ISS MI forecasted that organic growth—or flows relative to beginning-period assets—will rise 1.7% on an annualized basis for the next five years, compared to an estimate of 1.5% growth over the last five years. While fee compression puts that growth lower than historical levels, the increase will translate to $2.8 trillion in new sales, an estimated $1.3 trillion more than in the prior half-decade.

On the one hand, asset managers will see growth in cheaper, more efficient investment options such as exchange-traded funds, with some fees being made up with an increased interest in actively managed versions. Meanwhile, a rise in interest in more personalized investment options, such as separately managed accounts and diversification into alternatives, should help with sales growth.

What to Expect for ETFs, Mutual Funds

In terms of ETFs, ISS MI forecasted that actively managed versions will continue to get attention, with market share rising to 5% in the next five years from an estimated 3% in the five years leading up to 2024. Meanwhile, passive ETFs are forecast to grow to 35% of the market by 2029 from 31% in the period leading to 2024.

ISS also noted in the report that the lines have begun to blur between active and passive ETF management. For instance, there are more funds that track benchmarks created by an active manager. The more “active” the ETF, the higher the fees charged, according to ISS MI data.

On the flip side of that trend, mutual funds—which typically cost more than ETFs—are set to lose market share in both actively managed funds (39% of market share through 2029 from 44% through this year) and index funds (21% in the next five years from 22% in the five years through 2024).

“With fund buyers seeing the mutual fund as the better mousetrap in fewer and fewer circumstances, ISS MI expects the vehicle to see continued market share losses over the next five years,” researchers wrote.

Finding the Right Structure for Alts Investing

Meanwhile, retail investors continue to be interested in alternative investments, including the trending area of private markets. The vehicle to get them there, however, continues to be a challenge for asset managers, according to ISS MI.

Popular liquid alternatives for investment by asset flow have included leveraged, or inverse trading, option hedging and digital assets.
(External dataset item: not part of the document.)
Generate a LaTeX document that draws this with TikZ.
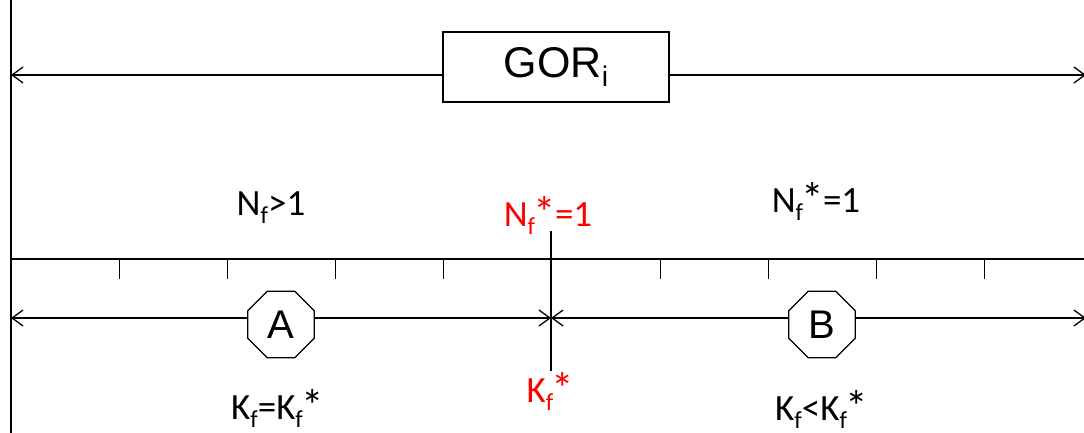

But more recently, managers have been developing semi-liquid options that can be more palatable to retail investors—including for private market investing.

“Except for the ultra-wealthy, access to alternatives historically has been limited to mutual funds and ETFs,” the researchers wrote. “Today, semi-liquid structures like interval funds and business development corporations (BDCs) are opening the door—at least a crack—to private markets, particularly private credit, for a wider audience.”

This shift to privately held firms would be helped by the ISS MI forecast of U.S. equity returns falling by more than half to just 5.6% in the next five years until 2029 from an estimated 12.1% in the five years through 2024. That drop in expected returns goes across allocated investments, alternatives and commodities, according to ISS MI. Returns are projected to be better for international equities, taxable bonds and tax-free bonds.

“Tomorrow’s fund buyers will gravitate to product types that either make investing cheaper and more efficient (ETFs), more personalized (SMAs), or better diversified (private market vehicles),” Davis wrote. “While there will be many winning strategy options, all of them will require managers to adapt their investment and distribution strengths to this reality. Some will move up the value chain and partner with advisory firms, while others may go a step further, transforming into full-blown distributors or wealth managers themselves.”